Everything suggested by my lovely editor at Ruby Fiction was very clear and straight-forward, but one thing stood out. I hadn’t always got the dates or passing of time issues right. Elin’s story is interspersed with diary entries and these didn’t always tally! The way I dealt with these continuity edits was to have a calendar in front of me and highlight the dates as events happened. Although a diary may not feature in another novel, I will definitely use a calendar to check the passing of time in future.

 

SISTER SCRIBES: SUSANNA BAVIN ON THE APPEAL OF THE SHORT STORY

Hands up everyone who remembers the First, Second, Third etc Pan Book of Horror Stories, Edited by Herbert Van Thal. I loved those scary stories when I was in my early teens. Looking back, some of them weren’t entirely suitable for a young reader, though that didn’t stop me lapping them up. My favourite was a ghost story by E F Benson (who wrote the Mapp and Lucia books), called The Confession of Charles Linkworth. I had a phase of reading it every Sunday afternoon before tea and, even though I ended up practically knowing it by heart, it frightened me silly every time. The hero of my newest book, The Surplus Girls, is named Gabriel Linkworth, as a nod to that story.

That was the second E F Benson short story I had come across. The first was The Room in the Tower, which featured in a book called Ghosts! An Anthology, which I received as a Christmas present. Unfortunately, the story was rather wasted on me because I didn’t altogether understand it. It is, in fact, a vampire story and I sort of knew that when I read it, but I was a very literal-minded child and this was in a book of ghost stories and therefore Julia Stone had to be a ghost… didn’t she?

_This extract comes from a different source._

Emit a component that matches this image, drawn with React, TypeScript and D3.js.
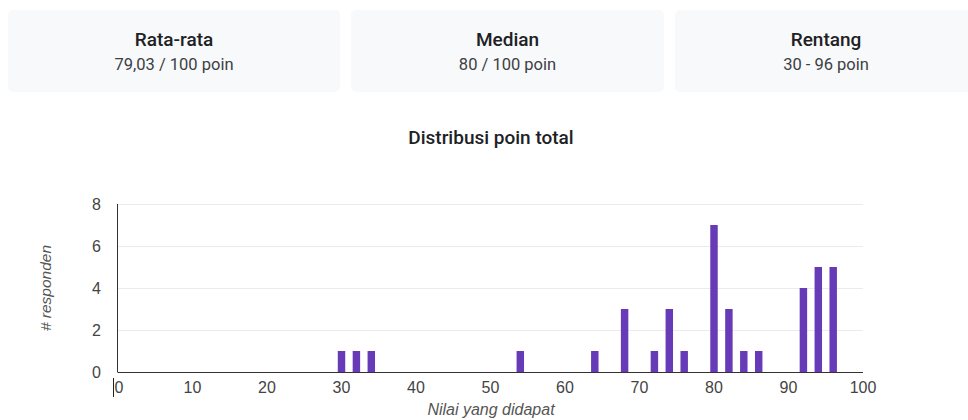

I have always been a reader of short stories. In particular I love the collections that were put together in 1930s, with titles such as The Mammoth Book of Thrillers, Ghosts and Mysteries and A Century of Humour, which was one of a series of A Century of… books. What better way to be introduced to writers such as Wilkie Collins, Guy de Maupassant, O Henry and W W Jacobs? My first taste of G K Chesterton was the wonderfully funny The Tremendous Adventures of Major Brown, which I re-read regularly. The Mammoth Book mentioned above even contained a ‘sealed section’ at the end, with stories to make you ‘glance over your shoulder and perhaps even start when there is a creak on the stair.’

A writer whom I came to love was A J Alan, whose wit and humour could find mystery in the most ordinary situations. It was often the style in these 1930s anthologies to top each story with a few sentences of author biography, beside which was a pencil sketch of the man (it was almost always a man) himself; but there was only ever a fancy question mark in the place where A J Alan’s portrait should be. He was famous for reading his stories on the wireless and his identity was a closely guarded secret, as befitted the mysterious nature of his tales.

And I adored Anthony Hope’s The Dolly Dialogues. I bought myself a first edition after enjoying the two chapters that featured in A Century of Humour. They are clever and teasingly romantic observations of life and love.

The most recent collection of short stories I’ve read is Jan Baynham’s Smashing the Mask and Other Stories. Although there isn’t an official theme to the book, a thread of the supernatural runs through several of the tales and in each one Jan creates a different sort of atmosphere, from the deep sorrow of a ghostly mother to the chilly horror of a long-ago murdered girl to the traditional creepiness of helping a stranger. She also uses painful directness to tackle the all too recognisable dilemmas of hoping against hope to meet a long-lost child and struggling to be brave in a situation of coercive control. Jan has produced an intriguing collection filled with insight, a variety of moods from the uplifting to the poignant, and more than one clever twist in the tale.